Why Hay-on-Wye, pop. 1,500, went independent
| Hay-On-Wye, Wales
While the Falkland Islands have captured international headlines during the past two months, the 1,500 citizens of the Independent Kingdom of Hay-On-Wye have been calmly sitting it out.
Revolution is no stranger to them. For years now, the fires of revolt have burned bright in this little town on the border of England and Wales - the first city in the British Isles to declare itself independent from ''the bureaucratic control of the central government.''
''Home Rule for Hay'' is the battle cry, and King Richard Booth is the sovereign of the new state - ruling from his familial estate, Brynmelin. A heavyset, intense fellow in his 30s, Booth runs his kingdom on a simple theory of independence:
''There are two methods of control - human, or bureaucratic.'' His revolution began in the face of a swelling centralization that Booth believes would have eventually destroyed the heritage of his hometown.
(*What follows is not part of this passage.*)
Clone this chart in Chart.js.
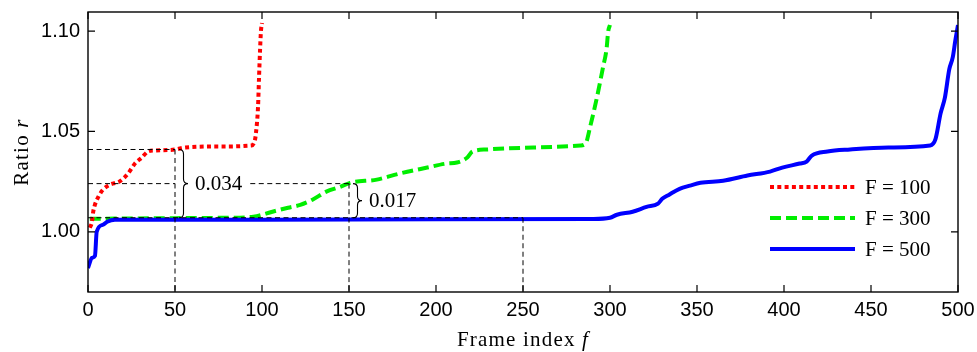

The roots of the revolt stem from Booth's return to Hay after a proper Oxford education. He set up a business that was to become the biggest in town - a used-book empire that has put Hay-On-Wye on the map of international bibliophilia.
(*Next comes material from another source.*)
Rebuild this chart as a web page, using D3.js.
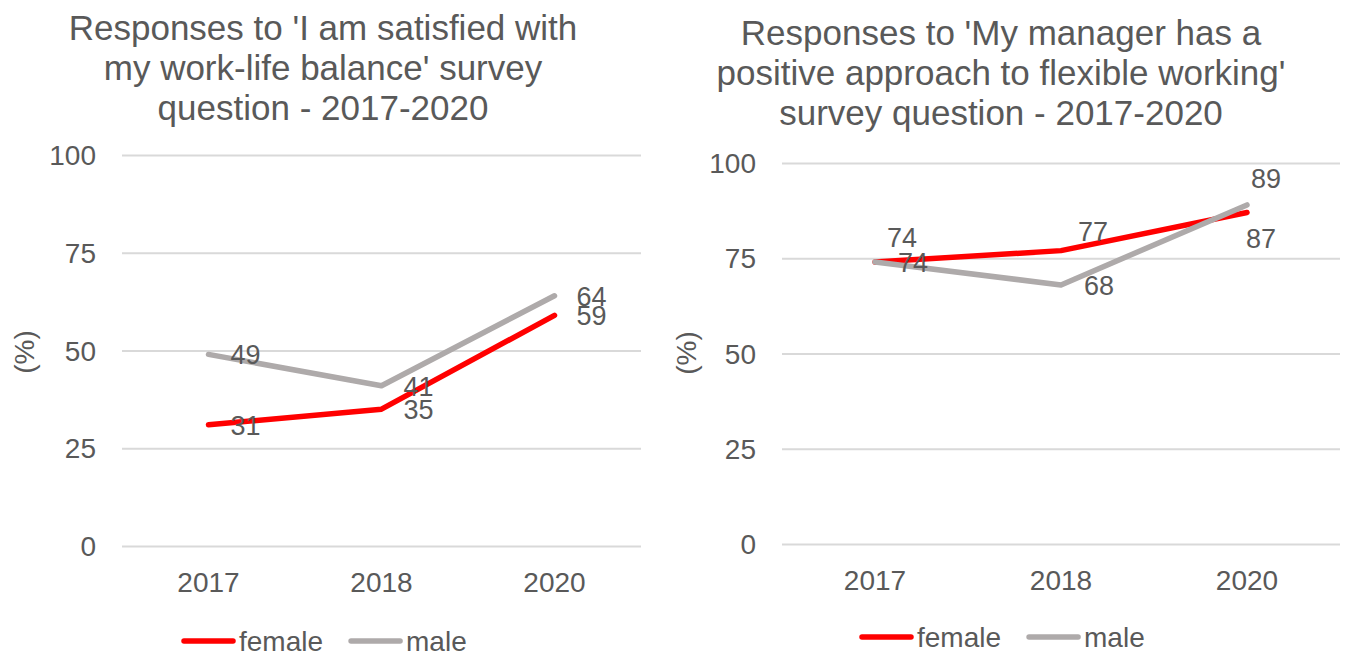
<!DOCTYPE html>
<html>
<head>
<meta charset="utf-8">
<script src="https://cdn.jsdelivr.net/npm/d3@7"></script>
<style>
  body { margin: 0; background: #fff; }
  svg text { font-family: "Liberation Sans", Arial, sans-serif; fill: #595959; }
</style>
</head>
<body>
<div id="vis"></div>
<script>
const years = ["2017", "2018", "2020"];
const seriesNames = ["female", "male"];
const balanceFemale = [31, 35, 59];
const balanceMale = [49, 41, 64];
const flexFemale = [74, 77, 87];
const flexMale = [74, 68, 89];
const yTicks = [0, 25, 50, 75, 100];
const balanceTitle = ["Responses to 'I am satisfied with", "my work-life balance' survey", "question - 2017-2020"];
const flexTitle = ["Responses to 'My manager has a", "positive approach to flexible working'", "survey question - 2017-2020"];
const yLabel = "(%)";

const colors = { female: "#ff0000", male: "#aeaaaa" };

const svg = d3.select("#vis")
  .append("svg")
  .attr("width", 1345)
  .attr("height", 654);

function drawChart(cfg) {
  const g = svg.append("g");

  const x = d3.scaleBand()
    .domain(years)
    .range([cfg.left, cfg.right]);

  const y = d3.scaleLinear()
    .domain([0, 100])
    .range([cfg.bottom, cfg.top]);

  // title
  g.append("g")
    .selectAll("text")
    .data(cfg.title)
    .enter()
    .append("text")
    .attr("x", cfg.titleX)
    .attr("y", (d, i) => cfg.titleY + i * 40)
    .attr("text-anchor", "middle")
    .attr("dominant-baseline", "central")
    .attr("font-size", 35)
    .text(d => d);

  // gridlines
  const grid = g.append("g")
    .call(d3.axisLeft(y).tickValues(yTicks).tickSize(-(cfg.right - cfg.left)).tickFormat(""))
    .attr("transform", `translate(${cfg.left},0)`);
  grid.select(".domain").remove();
  grid.selectAll("line").attr("stroke", "#d9d9d9").attr("stroke-width", 2);

  // y labels
  const yAxis = g.append("g")
    .attr("transform", `translate(${cfg.yTickX},0)`)
    .call(d3.axisLeft(y).tickValues(yTicks).tickSize(0).tickPadding(0));
  yAxis.select(".domain").remove();
  yAxis.selectAll("text")
    .attr("font-size", 28)
    .attr("font-family", null)
    .attr("dy", null)
    .attr("dominant-baseline", "central");
  yAxis.attr("font-family", null).attr("font-size", null);

  // x labels
  const xAxis = g.append("g")
    .attr("transform", `translate(0,${cfg.xTickY})`)
    .call(d3.axisBottom(x).tickSize(0).tickPadding(0));
  xAxis.select(".domain").remove();
  xAxis.attr("font-family", null).attr("font-size", null);
  xAxis.selectAll("text")
    .attr("font-size", 28)
    .attr("dy", null)
    .attr("dominant-baseline", "central");

  g.append("text")
    .attr("transform", `translate(${cfg.yLabelX},${cfg.yLabelY}) rotate(-90)`)
    .attr("text-anchor", "middle")
    .attr("dominant-baseline", "central")
    .attr("font-size", 28)
    .text(yLabel);

  const cx = d => x(d) + x.bandwidth() / 2;
  const series = [
    { name: "female", values: cfg.female, offsets: cfg.femaleLabels },
    { name: "male", values: cfg.male, offsets: cfg.maleLabels }
  ];

  const line = d3.line()
    .x((d, i) => cx(years[i]))
    .y(d => y(d));

  g.selectAll(".series")
    .data(series)
    .enter()
    .append("path")
    .attr("class", "series")
    .attr("d", d => line(d.values))
    .attr("fill", "none")
    .attr("stroke", d => colors[d.name])
    .attr("stroke-width", 5.5)
    .attr("stroke-linejoin", "round")
    .attr("stroke-linecap", "round");

  series.forEach(s => {
    g.append("g")
      .selectAll("text")
      .data(s.values)
      .enter()
      .append("text")
      .attr("x", (d, i) => cx(years[i]) + s.offsets[i][0])
      .attr("y", (d, i) => y(d) + s.offsets[i][1])
      .attr("text-anchor", (d, i) => s.offsets[i][2] || "start")
      .attr("dominant-baseline", "central")
      .attr("font-size", 27)
      .text(d => d);
  });

  // legend
  const legend = g.append("g").attr("transform", `translate(${cfg.legendX},${cfg.legendY})`);
  let lx = 0;
  seriesNames.forEach(name => {
    legend.append("line")
      .attr("x1", lx + 3).attr("x2", lx + 52)
      .attr("y1", 0).attr("y2", 0)
      .attr("stroke", colors[name])
      .attr("stroke-width", 5.5)
      .attr("stroke-linecap", "round");
    const t = legend.append("text")
      .attr("x", lx + 58)
      .attr("y", 0)
      .attr("dominant-baseline", "central")
      .attr("font-size", 28)
      .text(name);
    lx += 58 + t.node().getComputedTextLength() + 25;
  });
}

drawChart({
  title: balanceTitle, titleX: 323, titleY: 27,
  left: 122, right: 641, top: 155, bottom: 546,
  yTickX: 96, xTickY: 582, yLabelX: 24, yLabelY: 352,
  female: balanceFemale, male: balanceMale,
  femaleLabels: [[22, 1], [22, 1], [22, 1]],
  maleLabels: [[22, 1], [22, 1], [22, 1]],
  legendX: 181, legendY: 641
});

drawChart({
  title: flexTitle, titleX: 1001, titleY: 32,
  left: 782, right: 1340, top: 163, bottom: 544,
  yTickX: 756, xTickY: 580, yLabelX: 686, yLabelY: 353,
  female: flexFemale, male: flexMale,
  femaleLabels: [[27, -24, "middle"], [32, -19, "middle"], [14, 26, "middle"]],
  maleLabels: [[23, 1], [23, 1], [19, -26, "middle"]],
  legendX: 859, legendY: 637
});
</script>
</body>
</html>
But as his business flourished, Booth saw insidious changes taking place in Hay . . . the same changes that are occurring in small towns the world over in this century of Big Government.
In Booth's words: ''More drained and exploited than many corners of the British Empire, Hay was now burdened with a hundred bureaucratic bodies, from the Ministry of Agriculture to the National Parks Authority to the Welsh Town Council. All were guiding, advising, and planning while the town got poorer.''
The local bakery closed, and citizens started buying mass-produced loaves of soft, white Mother's Pride bread at the town's new supermarket. Farmers left their plots for the factory in nearby Hereford. Cafes started serving hamburgers and canned soup, instead of local specialties like the Reverend Kilbert's chutney or Bill Powell's ''faggots & peas.'' The badger-faced sheep and the Cusop Dingle snail became endangered species.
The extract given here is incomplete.